Ich finde diesen Passus aus seinem Buch deshalb bemerkenswert, da er tatsächlich auf so viele Kung Fu Praktizierende zutrifft.
Weitere Meinungen hierzu wären schön …

Jochen Wolfgramm

Jochen Wolfgramm Geboren am 25. Mai 1965, studierte erst in Münster Philosophie, Sinologie und Germanistik, beendete 1998 seine Ausbildung zum Physiotherapeuten (Sportphysiotherapeut seit 2000) und arbeitet seitdem in diesem Beruf. Seit 1989 betreibt er Gong Fu. Erst Qi Xing Tang Lang und Taiji Quan, jetzt Babu Tang Lang, Tong Bei Quan und Taiji Quan.

Dieser Beitrag hat 2 Kommentare

  1. Peer

    Über diese ganze Geschichte mit verschiedenen Stilen usw fällt es mir ziemlich schwer etwas als gongfu-Neuling zu sagen, denn ich glaube dafür muss man schon etwas mehr in der Kungfuszene gesehen und kennengelernt haben.

    Aber aus meiner Sicht kann ich sowieso diese ganze Sache mit den Formen überhaupt garnicht nachvollziehen.
    Ich hab das Gefühl, dass wenn ich Basics wie zB die ganzen Tong Bei Sachen trainiere, viel besser vorankomme in meinem Kungfu und das auch deutlich in den Formen spüre, auch wenn ich sie nicht so regelmäßig trainiere.

    Trainiere ich hingegen fast nur Formen.. merke ich viel geringere Verbesserungen.

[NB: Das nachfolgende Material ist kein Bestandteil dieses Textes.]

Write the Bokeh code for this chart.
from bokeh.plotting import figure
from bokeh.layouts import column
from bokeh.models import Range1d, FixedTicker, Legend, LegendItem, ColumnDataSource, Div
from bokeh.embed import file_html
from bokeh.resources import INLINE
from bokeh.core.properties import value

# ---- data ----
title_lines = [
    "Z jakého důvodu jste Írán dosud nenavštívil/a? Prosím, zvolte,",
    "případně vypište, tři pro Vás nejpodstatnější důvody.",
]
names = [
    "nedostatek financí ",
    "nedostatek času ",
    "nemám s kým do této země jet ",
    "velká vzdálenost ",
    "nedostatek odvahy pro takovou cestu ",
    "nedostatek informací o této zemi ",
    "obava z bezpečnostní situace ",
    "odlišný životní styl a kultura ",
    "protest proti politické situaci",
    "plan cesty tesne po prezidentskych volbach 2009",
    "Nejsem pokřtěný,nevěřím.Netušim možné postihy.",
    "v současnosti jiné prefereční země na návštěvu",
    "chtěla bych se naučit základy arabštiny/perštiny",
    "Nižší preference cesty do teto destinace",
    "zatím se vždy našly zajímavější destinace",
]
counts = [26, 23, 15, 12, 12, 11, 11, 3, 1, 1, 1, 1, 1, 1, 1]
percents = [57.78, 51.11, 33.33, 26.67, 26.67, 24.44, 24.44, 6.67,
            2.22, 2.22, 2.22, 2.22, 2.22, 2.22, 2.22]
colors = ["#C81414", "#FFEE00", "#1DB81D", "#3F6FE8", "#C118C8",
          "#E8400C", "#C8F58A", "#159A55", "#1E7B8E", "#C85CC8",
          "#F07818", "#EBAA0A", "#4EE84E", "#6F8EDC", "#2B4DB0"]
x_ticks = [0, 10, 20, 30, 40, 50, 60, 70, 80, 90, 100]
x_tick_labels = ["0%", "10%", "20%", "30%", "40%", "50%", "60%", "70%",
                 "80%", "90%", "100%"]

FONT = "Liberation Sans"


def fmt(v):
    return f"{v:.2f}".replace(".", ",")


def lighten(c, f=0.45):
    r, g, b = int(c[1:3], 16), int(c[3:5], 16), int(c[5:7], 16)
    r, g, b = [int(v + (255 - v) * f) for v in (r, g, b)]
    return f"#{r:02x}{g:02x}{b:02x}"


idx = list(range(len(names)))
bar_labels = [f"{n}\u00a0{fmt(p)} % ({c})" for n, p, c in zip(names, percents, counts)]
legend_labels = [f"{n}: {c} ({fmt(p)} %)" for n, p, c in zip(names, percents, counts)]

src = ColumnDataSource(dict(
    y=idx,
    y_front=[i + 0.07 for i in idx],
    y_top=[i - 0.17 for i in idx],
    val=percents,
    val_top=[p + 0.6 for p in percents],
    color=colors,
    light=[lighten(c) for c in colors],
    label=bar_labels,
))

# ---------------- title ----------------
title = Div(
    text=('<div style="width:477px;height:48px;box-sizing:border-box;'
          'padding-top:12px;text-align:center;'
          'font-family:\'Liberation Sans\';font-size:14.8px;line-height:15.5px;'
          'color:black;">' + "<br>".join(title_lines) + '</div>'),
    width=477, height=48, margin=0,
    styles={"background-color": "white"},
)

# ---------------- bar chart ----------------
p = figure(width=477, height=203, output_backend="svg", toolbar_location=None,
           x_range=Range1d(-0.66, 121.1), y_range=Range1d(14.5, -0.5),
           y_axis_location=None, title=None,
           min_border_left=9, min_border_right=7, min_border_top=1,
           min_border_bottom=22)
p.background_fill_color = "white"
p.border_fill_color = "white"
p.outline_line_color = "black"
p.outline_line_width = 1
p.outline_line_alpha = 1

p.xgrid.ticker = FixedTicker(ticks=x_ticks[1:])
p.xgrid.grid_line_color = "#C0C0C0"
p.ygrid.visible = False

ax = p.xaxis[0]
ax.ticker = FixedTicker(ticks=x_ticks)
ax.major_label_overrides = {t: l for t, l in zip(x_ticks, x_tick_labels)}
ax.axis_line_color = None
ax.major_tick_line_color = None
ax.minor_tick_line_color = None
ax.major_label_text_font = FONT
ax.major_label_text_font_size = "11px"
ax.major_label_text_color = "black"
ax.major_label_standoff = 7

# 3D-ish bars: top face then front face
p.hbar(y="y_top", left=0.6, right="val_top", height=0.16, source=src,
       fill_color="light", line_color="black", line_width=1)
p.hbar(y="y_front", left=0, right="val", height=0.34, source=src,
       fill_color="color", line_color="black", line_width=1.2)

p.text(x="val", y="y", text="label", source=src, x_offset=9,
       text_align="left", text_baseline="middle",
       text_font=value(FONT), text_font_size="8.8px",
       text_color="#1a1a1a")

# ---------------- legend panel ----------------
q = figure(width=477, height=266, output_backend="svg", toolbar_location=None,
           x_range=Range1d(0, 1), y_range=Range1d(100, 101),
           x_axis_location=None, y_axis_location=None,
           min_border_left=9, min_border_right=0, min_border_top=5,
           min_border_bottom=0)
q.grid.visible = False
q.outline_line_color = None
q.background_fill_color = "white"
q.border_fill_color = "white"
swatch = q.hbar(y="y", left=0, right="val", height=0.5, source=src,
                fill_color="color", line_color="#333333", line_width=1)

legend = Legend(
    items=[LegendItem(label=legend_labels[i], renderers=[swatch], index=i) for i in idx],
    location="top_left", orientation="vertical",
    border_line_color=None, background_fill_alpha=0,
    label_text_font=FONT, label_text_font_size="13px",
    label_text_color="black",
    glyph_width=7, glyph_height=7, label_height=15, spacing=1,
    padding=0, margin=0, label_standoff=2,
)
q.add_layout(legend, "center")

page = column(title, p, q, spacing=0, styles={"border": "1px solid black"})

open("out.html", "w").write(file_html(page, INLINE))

Da übe ich lieber kleine Ausschnitte aus Formen in einer Bahn…
    Dadurch kann man mit verschiedenen Techniken viel mehr ins Detail gehen.

    Deshalb finde ich es auch extrem interessant neue Lehrer zu sehen und zu gucken, ob man irgendwo parallelen zu eigenen Übungen ziehen kann, um sie zu verbessern, oder teilweise einfach anders üben kann, oder neu verstehen.

    Aber wenn dieser neue Lehrer eine Form vorführt bringt einem das nicht soviel im Verständnis weiter, als wenn er zeigt wie er Kraft in einen Fauststoß bringt oder Würfe oder irgendwelche Strukturgeschichten……

    deshalb find ich das Zitat ganz cool: only from his movement – can I tell if what he does is pure KungFu or not

    am Ende geht es ja eh nur darum den Körper zu verstehen.. die verschiedenen Mechaniken und Verbindungen… und natürlich alles was darüber hinaus geht!
    Dadurch erhält man wahrscheinlich auch erst einen Zugang zu einem Stil und seinen Eigenschaften.

    Und dann kommen vielleicht Formen.. die versuchen all Dieses auf den Punkt zu bringen.

    Aber all das hat wohl wenig damit zu tun, ob es der geheime Stil der Familie X ist, der seit Jahrtausenden nicht verändert wurde.

  2. Bailung e.V.

    Also gut, nicht so viele Beiträge wie ich erhofft hatte, aber gut. Hier meine Gedanken dazu:

    Das was Adam Hsu da anspricht, deckt sich weitestgehend mit meinen Erfahrungen. Zuerst glaubt man, der Stil den man erlernt oder irgendwann sogar unterrichtet, ist der einzig wahre, beste und effektivste. Irgendwann kommt man aber dahinter, dass andere ähnliche oder sehr gleiche Prinzipien, Techniken und Herangehensweisen in ihrem Stil haben. Im Laufe der Zeit, je nachdem wie offen man selbst ist, trifft man andere Martial Artists und tauscht sich aus. Man trifft Lehrer die beeindrucken und die Perspektive ändern.
    Dann der Schock: es liegt nicht am Stil, es liegt am Training und am Lehrer, wie gut Dein Gong Fu irgendwann mal wird!

    Nun weiss ich allerdings, dass viele Gong Fu Praktizierende sklavisch an ihrem Stil hängen. Wenn Probleme auftauchen, gibt es nur die eine Überlegung: bei wem kann ich EXAKT den gleichen Stil weitermachen? Oft wird dann lieber ganz aufgehört, als in einem anderen Stil weitergemacht.
    Viel schlimmer noch: ich weiss dass viele offenen Auges bei einem schlechten Lehrer lernen. Schlecht aus unterschiedlichen Gründen: sein technisches Niveau ist nicht sehr hoch, seine Einstellung zum Gong Fu ist eine Katastrophe, seine Integrität ist zweifelhaft, seine Lehrmethoden sind einfach schlecht etc pp. Trotzdem findet kein Wechsel statt. Warum? Da die Angst, alle bisher gelernte Formen wieder zu „verlieren“ so groß ist. Weil der Glaube, der zur Zeit praktizierte Stil ist der einzig Wahre, so übermächtig ist.

    Ich kann nur sagen: Leute wacht auf!!! Es kommt NUR auf den Lehrer an. Und wenn ein Lehrer irgendwann nicht mehr das geben kann, was ihr braucht und sucht, findet einen neuen!